Provided material →
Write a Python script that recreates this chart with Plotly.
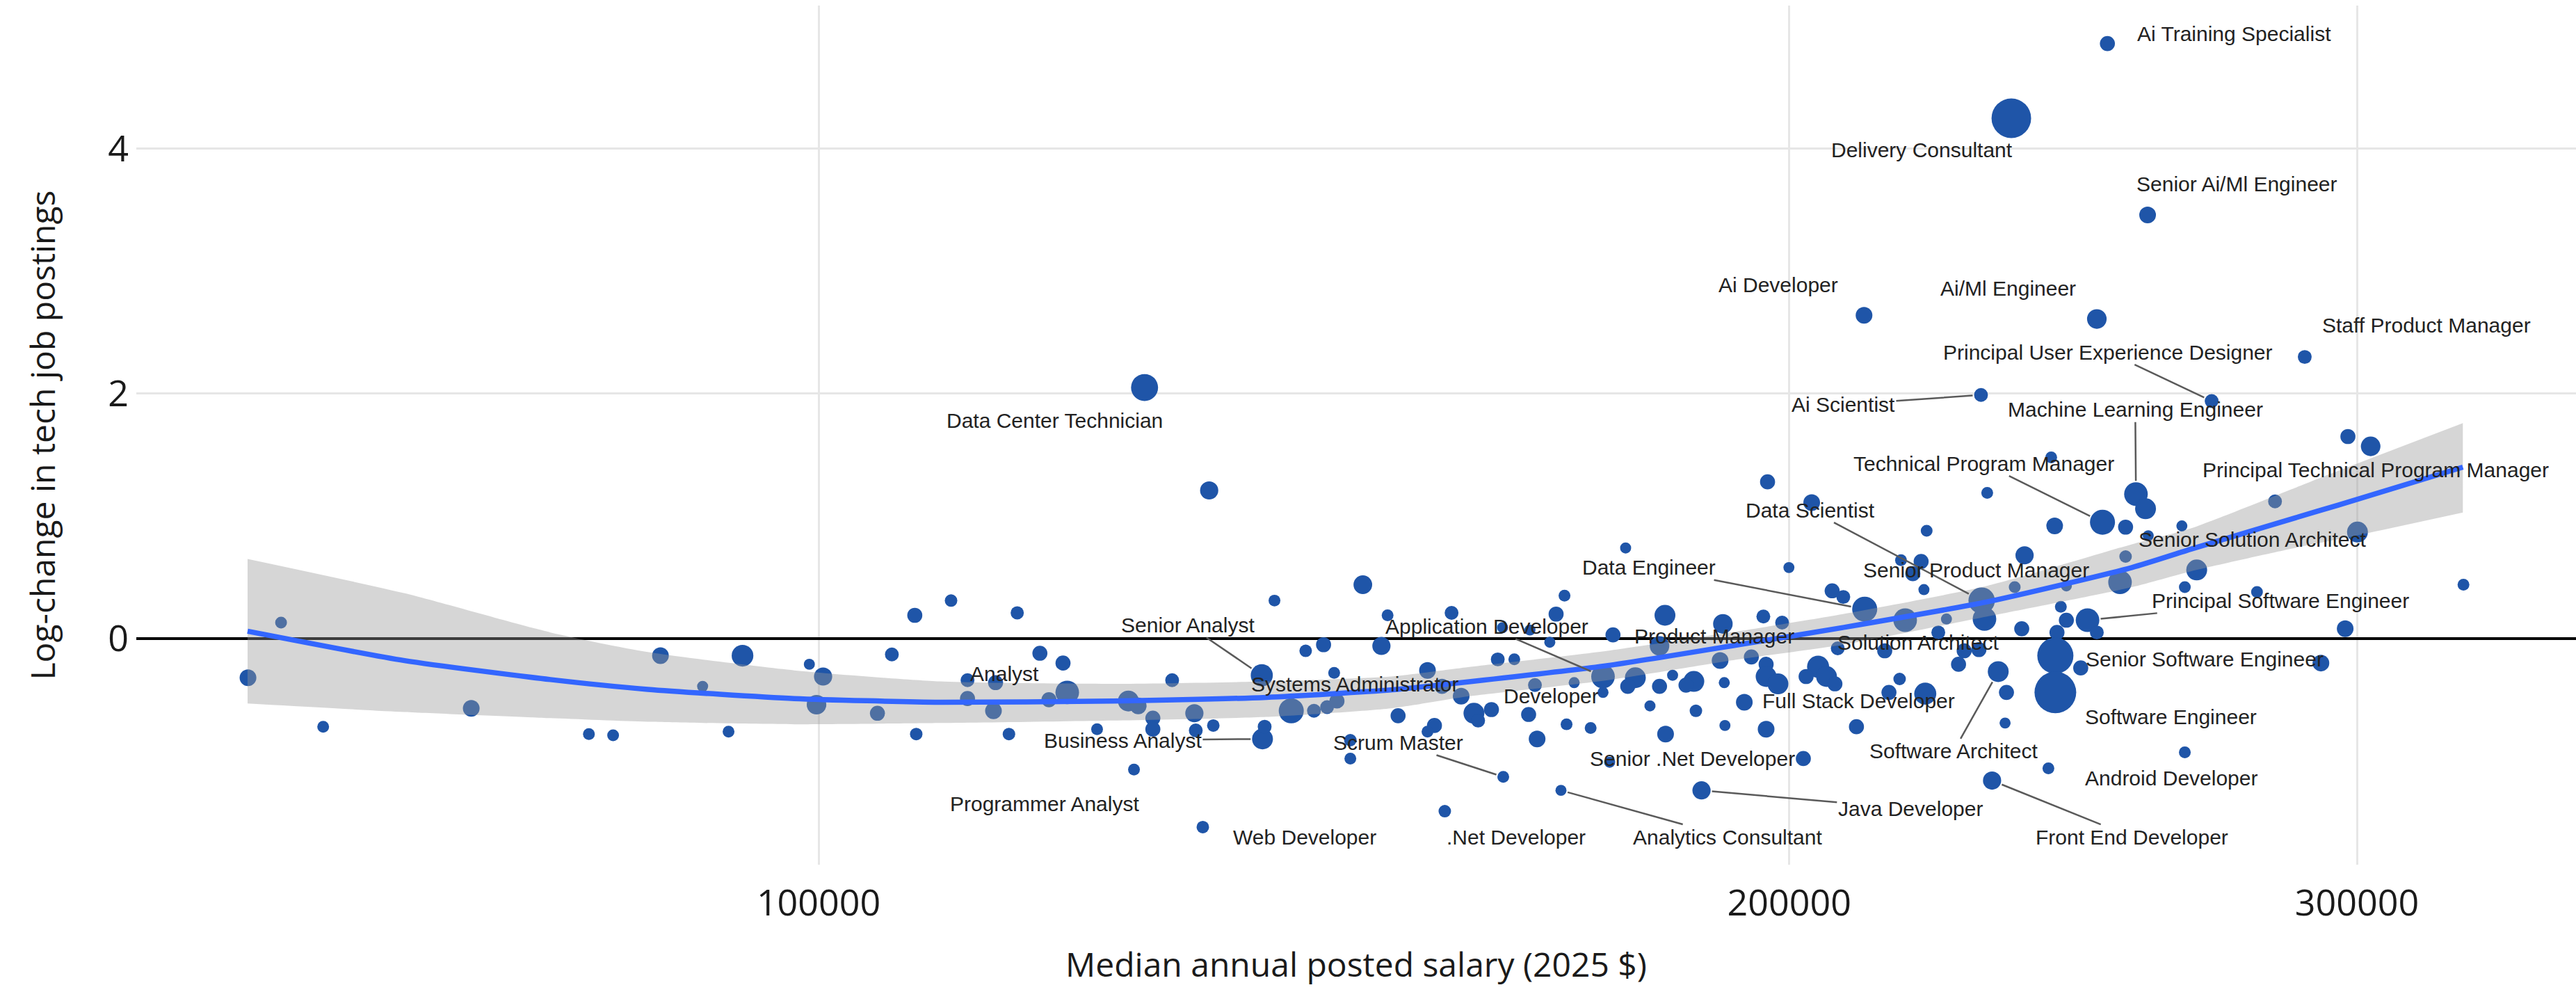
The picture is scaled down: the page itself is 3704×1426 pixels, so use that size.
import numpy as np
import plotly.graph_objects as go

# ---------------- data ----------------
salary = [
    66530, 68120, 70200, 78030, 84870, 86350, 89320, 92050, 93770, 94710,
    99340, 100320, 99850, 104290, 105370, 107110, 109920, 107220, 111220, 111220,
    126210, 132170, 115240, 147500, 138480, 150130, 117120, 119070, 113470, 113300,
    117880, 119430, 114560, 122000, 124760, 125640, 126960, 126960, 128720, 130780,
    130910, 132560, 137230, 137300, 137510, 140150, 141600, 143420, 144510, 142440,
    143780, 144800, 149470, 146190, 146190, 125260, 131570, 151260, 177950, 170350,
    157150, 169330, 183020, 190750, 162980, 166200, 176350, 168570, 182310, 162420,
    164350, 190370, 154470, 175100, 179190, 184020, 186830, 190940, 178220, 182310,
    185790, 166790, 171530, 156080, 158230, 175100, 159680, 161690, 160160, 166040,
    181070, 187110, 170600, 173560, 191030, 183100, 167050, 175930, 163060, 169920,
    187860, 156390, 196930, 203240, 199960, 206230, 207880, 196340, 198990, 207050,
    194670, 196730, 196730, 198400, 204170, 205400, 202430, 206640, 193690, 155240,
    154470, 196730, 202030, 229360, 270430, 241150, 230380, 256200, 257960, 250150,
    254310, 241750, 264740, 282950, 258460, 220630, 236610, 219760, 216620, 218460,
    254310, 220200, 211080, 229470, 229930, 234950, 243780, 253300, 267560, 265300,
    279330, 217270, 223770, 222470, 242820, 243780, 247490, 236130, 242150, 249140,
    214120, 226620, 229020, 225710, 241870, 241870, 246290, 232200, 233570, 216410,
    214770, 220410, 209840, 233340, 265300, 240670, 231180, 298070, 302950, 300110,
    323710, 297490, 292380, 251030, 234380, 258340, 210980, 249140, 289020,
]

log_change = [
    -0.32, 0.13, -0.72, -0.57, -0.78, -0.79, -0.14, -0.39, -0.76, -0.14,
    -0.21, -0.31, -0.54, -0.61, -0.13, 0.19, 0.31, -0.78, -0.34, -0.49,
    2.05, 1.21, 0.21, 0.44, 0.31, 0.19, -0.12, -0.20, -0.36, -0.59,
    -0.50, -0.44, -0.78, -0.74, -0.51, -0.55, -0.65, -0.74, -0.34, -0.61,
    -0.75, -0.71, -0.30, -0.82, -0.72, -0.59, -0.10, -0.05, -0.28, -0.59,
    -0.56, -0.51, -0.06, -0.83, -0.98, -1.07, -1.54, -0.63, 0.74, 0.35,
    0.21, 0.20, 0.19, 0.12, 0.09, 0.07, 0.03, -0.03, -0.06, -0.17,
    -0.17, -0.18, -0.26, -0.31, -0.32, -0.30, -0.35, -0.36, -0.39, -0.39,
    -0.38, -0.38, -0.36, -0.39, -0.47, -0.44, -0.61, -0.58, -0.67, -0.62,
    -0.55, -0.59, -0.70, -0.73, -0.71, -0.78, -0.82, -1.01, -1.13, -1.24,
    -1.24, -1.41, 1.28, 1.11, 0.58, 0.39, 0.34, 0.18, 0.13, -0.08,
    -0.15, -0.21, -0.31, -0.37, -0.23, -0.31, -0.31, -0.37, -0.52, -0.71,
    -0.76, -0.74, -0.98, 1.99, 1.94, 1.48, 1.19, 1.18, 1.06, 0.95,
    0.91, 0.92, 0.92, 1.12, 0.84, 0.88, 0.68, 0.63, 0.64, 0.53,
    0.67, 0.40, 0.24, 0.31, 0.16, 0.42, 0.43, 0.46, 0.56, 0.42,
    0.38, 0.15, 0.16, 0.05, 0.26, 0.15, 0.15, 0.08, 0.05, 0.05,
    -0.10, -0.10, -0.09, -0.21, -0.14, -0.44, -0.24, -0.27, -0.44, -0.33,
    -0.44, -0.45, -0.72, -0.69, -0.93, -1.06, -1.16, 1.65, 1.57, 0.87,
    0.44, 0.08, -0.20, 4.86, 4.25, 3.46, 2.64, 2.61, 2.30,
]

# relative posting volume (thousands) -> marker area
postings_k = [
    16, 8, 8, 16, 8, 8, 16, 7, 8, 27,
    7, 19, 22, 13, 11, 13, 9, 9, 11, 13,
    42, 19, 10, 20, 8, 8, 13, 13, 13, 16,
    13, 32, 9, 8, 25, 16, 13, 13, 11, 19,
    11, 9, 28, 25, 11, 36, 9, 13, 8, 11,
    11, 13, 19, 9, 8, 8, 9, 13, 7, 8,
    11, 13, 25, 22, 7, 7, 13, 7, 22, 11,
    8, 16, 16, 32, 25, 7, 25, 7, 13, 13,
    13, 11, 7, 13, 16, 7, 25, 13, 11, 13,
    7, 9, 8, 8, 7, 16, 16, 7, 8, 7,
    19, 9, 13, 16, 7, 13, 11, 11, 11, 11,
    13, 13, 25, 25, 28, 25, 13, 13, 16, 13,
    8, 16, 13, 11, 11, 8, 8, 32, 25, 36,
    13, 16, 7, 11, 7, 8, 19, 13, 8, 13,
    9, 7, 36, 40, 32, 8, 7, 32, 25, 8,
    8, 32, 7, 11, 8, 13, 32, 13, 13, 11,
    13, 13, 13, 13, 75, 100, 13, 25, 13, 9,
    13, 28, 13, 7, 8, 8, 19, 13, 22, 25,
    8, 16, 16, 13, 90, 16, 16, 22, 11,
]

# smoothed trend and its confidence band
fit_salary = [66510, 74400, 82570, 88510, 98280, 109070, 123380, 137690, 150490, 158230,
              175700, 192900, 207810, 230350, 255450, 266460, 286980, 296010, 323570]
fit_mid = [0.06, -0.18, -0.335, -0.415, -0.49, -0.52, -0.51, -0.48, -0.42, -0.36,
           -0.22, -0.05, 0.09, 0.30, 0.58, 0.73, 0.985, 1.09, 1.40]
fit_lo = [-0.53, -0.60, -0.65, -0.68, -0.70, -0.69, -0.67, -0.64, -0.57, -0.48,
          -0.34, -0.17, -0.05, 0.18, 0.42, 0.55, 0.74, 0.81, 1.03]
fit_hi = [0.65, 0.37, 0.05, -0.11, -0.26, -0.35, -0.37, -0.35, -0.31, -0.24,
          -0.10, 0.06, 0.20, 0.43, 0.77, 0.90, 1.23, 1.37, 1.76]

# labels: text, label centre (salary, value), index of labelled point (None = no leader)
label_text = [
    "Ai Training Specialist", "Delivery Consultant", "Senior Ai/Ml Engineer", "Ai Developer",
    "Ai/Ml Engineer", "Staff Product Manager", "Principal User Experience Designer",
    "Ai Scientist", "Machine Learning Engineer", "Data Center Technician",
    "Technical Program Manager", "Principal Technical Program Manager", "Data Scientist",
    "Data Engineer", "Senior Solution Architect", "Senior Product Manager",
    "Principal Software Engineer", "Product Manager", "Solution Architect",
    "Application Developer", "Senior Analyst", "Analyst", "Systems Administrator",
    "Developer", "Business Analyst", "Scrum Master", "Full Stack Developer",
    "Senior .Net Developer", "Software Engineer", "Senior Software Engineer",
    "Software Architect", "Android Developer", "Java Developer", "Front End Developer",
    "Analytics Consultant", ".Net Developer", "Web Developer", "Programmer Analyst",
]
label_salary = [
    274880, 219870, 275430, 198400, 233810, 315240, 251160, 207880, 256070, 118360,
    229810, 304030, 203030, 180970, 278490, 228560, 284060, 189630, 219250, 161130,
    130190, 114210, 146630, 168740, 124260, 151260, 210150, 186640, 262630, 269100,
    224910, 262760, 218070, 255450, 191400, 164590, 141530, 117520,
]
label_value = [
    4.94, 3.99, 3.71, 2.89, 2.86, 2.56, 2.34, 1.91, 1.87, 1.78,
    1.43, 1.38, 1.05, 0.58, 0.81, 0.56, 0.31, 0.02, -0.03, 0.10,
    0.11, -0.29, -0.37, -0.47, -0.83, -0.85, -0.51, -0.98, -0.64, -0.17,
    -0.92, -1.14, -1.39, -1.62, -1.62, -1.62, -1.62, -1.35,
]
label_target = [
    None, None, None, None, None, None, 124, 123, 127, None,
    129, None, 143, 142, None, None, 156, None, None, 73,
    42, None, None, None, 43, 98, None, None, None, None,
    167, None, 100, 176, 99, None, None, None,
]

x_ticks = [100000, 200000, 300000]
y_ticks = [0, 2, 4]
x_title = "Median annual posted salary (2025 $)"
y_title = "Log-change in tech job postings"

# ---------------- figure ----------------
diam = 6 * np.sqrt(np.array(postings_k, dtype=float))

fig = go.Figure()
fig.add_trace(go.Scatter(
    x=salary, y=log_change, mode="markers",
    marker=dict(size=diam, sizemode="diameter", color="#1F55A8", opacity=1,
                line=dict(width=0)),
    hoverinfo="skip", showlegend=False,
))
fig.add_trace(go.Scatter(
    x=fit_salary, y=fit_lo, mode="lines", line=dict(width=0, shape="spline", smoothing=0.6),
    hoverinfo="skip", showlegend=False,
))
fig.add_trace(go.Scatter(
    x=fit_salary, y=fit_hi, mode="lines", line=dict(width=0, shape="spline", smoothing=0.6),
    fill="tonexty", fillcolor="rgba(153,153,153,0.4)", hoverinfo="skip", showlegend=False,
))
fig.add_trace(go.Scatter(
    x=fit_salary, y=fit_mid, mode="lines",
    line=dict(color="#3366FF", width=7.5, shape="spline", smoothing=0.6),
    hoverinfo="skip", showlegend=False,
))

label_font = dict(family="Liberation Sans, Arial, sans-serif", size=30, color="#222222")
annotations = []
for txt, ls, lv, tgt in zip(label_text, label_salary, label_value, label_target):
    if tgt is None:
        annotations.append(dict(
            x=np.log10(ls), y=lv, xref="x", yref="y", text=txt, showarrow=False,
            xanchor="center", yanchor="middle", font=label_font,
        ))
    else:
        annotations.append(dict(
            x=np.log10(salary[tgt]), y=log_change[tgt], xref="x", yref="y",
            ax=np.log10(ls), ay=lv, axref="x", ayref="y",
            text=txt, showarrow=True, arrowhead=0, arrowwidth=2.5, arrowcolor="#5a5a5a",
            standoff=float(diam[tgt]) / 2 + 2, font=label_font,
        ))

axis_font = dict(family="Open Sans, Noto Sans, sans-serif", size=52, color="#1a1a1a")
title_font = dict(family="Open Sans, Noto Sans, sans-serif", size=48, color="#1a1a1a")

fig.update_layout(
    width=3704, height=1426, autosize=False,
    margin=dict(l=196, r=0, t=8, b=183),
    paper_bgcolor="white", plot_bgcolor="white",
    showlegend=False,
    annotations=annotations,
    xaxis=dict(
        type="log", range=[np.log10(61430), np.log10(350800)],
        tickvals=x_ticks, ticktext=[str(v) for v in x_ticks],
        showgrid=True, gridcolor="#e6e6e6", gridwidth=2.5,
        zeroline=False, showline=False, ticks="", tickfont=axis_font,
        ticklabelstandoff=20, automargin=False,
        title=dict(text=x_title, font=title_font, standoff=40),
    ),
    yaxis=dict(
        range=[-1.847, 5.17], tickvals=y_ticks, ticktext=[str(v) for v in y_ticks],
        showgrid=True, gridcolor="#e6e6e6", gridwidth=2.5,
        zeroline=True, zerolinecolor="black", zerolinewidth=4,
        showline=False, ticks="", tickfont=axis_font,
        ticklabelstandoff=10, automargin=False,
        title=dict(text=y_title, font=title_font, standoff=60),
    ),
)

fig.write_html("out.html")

What the task asks → From the top of the listing above, repeat each line exactly until you reach the line containing "import plotly.graph_objects as go", and repeat that one too. Leave the pictures out.

Completed task →
Write a Python script that recreates this chart with Plotly.
The picture is scaled down: the page itself is 3704×1426 pixels, so use that size.
import numpy as np
import plotly.graph_objects as go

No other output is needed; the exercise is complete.